Short exercise:
Take every line from the listing below that contains "Apache".

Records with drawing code

"""

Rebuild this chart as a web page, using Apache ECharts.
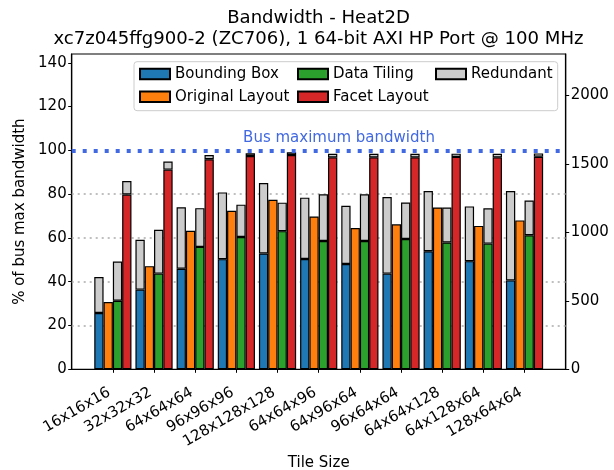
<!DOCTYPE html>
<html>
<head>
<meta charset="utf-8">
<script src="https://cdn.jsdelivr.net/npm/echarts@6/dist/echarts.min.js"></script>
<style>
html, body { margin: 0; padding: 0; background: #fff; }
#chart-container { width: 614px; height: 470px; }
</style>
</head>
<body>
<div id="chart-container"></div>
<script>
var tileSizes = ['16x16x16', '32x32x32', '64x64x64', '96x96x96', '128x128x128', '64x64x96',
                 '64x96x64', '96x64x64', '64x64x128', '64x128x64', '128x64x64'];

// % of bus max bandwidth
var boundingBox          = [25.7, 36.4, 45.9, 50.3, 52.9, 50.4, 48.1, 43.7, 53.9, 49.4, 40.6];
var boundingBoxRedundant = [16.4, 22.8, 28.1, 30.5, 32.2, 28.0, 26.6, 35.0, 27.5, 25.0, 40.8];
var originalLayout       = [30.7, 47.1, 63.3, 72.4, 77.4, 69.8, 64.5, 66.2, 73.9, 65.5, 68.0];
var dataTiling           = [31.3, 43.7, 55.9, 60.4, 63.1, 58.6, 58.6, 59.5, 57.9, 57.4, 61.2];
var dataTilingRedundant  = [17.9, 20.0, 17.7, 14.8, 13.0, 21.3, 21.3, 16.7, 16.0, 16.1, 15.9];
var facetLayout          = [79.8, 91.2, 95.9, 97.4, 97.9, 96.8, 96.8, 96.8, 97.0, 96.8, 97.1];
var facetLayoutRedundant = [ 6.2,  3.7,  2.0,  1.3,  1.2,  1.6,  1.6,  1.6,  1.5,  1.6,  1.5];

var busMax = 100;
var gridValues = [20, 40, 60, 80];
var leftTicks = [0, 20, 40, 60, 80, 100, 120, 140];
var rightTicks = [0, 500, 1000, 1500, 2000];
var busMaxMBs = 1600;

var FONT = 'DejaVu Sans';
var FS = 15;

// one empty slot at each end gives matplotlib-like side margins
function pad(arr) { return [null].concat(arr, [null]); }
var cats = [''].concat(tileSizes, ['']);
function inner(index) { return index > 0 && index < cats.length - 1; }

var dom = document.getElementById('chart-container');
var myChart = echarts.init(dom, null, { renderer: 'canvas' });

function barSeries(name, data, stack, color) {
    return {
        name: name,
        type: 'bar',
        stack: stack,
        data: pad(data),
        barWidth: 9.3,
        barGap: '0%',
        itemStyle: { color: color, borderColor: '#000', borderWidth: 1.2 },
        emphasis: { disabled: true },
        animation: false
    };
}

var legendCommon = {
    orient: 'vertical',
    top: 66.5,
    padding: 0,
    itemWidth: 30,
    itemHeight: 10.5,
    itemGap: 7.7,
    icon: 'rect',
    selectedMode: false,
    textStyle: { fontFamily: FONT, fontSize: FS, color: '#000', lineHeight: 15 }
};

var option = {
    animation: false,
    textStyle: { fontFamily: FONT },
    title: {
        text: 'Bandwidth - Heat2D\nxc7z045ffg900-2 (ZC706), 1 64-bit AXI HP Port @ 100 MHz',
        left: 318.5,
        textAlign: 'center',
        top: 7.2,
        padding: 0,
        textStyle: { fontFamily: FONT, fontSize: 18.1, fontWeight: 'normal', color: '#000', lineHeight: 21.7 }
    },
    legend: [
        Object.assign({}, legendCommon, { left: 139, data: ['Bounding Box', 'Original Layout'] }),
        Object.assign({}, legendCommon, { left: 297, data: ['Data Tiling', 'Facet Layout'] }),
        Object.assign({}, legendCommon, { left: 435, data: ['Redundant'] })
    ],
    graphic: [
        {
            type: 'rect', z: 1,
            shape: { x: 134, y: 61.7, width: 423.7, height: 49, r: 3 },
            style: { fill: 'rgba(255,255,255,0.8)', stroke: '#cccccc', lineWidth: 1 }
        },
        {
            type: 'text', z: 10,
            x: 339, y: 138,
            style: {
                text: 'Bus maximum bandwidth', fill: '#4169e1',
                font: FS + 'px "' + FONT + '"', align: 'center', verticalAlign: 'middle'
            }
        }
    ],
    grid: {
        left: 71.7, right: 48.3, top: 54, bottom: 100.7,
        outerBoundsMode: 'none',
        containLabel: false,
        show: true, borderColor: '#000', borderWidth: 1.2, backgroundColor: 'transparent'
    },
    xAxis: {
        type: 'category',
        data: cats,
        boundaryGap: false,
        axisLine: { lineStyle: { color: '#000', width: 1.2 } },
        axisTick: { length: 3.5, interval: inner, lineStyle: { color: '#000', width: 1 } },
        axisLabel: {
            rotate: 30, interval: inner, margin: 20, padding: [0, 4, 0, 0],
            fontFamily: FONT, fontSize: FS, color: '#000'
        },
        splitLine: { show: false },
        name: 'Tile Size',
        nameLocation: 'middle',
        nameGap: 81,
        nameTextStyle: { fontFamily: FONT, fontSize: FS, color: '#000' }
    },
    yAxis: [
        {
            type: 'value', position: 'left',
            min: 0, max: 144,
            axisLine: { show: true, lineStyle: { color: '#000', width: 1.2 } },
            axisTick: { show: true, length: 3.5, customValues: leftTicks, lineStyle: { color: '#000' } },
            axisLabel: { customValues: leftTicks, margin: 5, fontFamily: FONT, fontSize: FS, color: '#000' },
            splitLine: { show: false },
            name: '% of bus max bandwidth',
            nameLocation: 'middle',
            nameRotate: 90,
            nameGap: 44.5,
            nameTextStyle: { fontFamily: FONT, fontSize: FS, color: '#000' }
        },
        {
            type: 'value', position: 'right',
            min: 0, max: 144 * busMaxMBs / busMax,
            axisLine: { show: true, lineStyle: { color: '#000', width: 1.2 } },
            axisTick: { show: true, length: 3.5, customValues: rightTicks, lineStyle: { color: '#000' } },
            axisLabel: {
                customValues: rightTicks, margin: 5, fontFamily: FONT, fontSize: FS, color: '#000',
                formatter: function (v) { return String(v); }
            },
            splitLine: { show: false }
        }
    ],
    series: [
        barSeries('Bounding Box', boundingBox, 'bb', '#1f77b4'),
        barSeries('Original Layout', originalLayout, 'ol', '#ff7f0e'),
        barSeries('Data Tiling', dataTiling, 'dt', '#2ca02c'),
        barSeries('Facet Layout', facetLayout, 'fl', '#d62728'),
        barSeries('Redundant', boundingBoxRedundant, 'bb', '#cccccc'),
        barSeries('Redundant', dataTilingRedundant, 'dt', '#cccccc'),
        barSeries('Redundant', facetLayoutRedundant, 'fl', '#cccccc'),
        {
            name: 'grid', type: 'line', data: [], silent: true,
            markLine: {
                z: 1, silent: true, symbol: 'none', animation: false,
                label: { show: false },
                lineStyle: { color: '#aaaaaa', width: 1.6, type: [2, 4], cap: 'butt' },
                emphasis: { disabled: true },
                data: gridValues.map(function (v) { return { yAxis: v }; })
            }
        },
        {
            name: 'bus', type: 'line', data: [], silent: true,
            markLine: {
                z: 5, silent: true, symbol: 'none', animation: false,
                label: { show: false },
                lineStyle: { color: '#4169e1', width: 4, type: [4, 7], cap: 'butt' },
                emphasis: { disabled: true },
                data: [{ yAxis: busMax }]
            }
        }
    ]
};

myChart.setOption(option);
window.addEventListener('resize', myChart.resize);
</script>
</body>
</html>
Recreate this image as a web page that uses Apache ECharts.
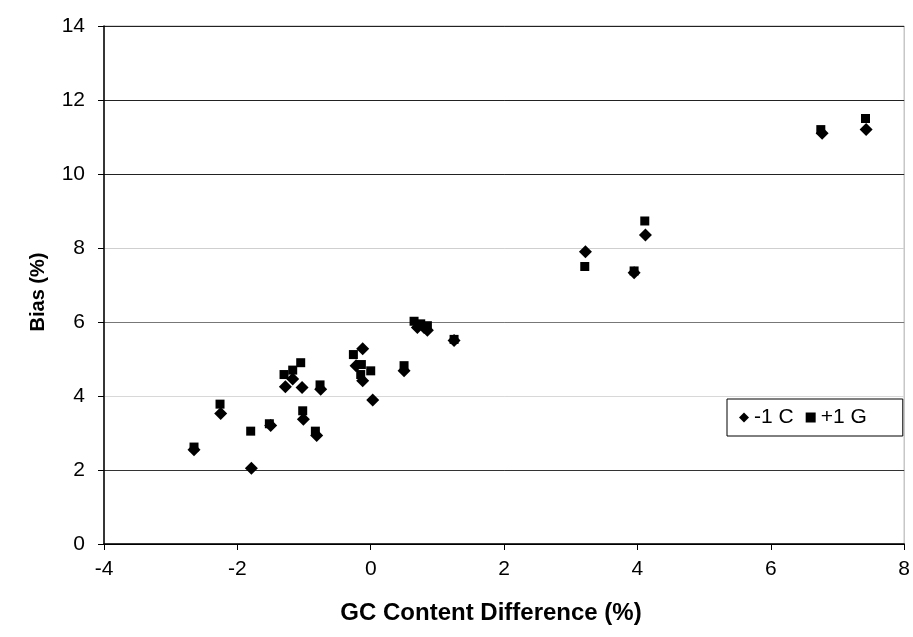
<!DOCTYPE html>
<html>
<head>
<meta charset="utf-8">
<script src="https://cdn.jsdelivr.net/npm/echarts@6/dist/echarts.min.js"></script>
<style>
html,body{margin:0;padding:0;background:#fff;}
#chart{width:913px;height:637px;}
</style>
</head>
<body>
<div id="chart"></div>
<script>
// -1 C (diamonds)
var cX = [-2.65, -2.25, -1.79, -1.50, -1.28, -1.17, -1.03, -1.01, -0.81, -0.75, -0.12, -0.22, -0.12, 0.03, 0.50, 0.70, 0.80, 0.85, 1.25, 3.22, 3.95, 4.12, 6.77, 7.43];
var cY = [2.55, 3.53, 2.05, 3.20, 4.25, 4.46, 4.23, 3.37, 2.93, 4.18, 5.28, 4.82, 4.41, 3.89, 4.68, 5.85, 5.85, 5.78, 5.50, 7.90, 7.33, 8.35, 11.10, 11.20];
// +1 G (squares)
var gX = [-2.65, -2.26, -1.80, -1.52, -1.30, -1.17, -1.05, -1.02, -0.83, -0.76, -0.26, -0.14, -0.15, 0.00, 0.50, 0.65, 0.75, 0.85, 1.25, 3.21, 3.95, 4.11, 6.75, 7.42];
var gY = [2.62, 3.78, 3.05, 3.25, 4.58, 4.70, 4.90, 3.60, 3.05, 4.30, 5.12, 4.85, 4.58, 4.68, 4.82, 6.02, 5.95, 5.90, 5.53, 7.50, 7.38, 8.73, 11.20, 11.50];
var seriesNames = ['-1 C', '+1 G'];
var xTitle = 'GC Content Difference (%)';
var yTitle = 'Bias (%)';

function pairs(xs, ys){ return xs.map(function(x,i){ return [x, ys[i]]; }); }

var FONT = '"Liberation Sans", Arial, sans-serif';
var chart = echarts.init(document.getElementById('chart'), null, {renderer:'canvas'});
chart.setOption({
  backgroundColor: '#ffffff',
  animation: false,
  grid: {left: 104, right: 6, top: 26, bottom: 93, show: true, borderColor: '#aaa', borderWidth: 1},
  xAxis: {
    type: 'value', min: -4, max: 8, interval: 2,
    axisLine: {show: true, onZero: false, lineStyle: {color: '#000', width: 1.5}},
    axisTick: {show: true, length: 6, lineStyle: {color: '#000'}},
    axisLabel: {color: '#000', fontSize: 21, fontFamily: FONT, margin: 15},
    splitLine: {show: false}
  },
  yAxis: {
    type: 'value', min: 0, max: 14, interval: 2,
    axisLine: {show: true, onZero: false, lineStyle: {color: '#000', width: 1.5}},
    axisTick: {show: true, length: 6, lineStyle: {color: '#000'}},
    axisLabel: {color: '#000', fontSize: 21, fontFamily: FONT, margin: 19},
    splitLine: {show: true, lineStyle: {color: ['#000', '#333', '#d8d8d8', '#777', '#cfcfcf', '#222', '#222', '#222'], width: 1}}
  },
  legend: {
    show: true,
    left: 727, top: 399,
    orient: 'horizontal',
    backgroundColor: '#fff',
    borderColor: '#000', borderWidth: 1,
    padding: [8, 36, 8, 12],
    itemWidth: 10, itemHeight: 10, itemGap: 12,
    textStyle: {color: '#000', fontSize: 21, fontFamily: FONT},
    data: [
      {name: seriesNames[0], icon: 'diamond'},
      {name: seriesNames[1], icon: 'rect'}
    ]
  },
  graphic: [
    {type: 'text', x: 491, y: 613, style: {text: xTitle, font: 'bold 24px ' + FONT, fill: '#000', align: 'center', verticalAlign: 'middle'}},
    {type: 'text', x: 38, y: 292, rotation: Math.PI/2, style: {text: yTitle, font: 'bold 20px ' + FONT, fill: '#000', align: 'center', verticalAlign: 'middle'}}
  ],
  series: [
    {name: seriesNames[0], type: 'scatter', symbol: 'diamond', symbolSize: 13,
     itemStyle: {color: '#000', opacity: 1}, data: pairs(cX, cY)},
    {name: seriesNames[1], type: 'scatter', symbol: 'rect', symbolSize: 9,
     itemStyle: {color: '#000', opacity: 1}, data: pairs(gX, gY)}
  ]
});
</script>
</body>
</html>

"""

Response to this exercise:
Rebuild this chart as a web page, using Apache ECharts.
Recreate this image as a web page that uses Apache ECharts.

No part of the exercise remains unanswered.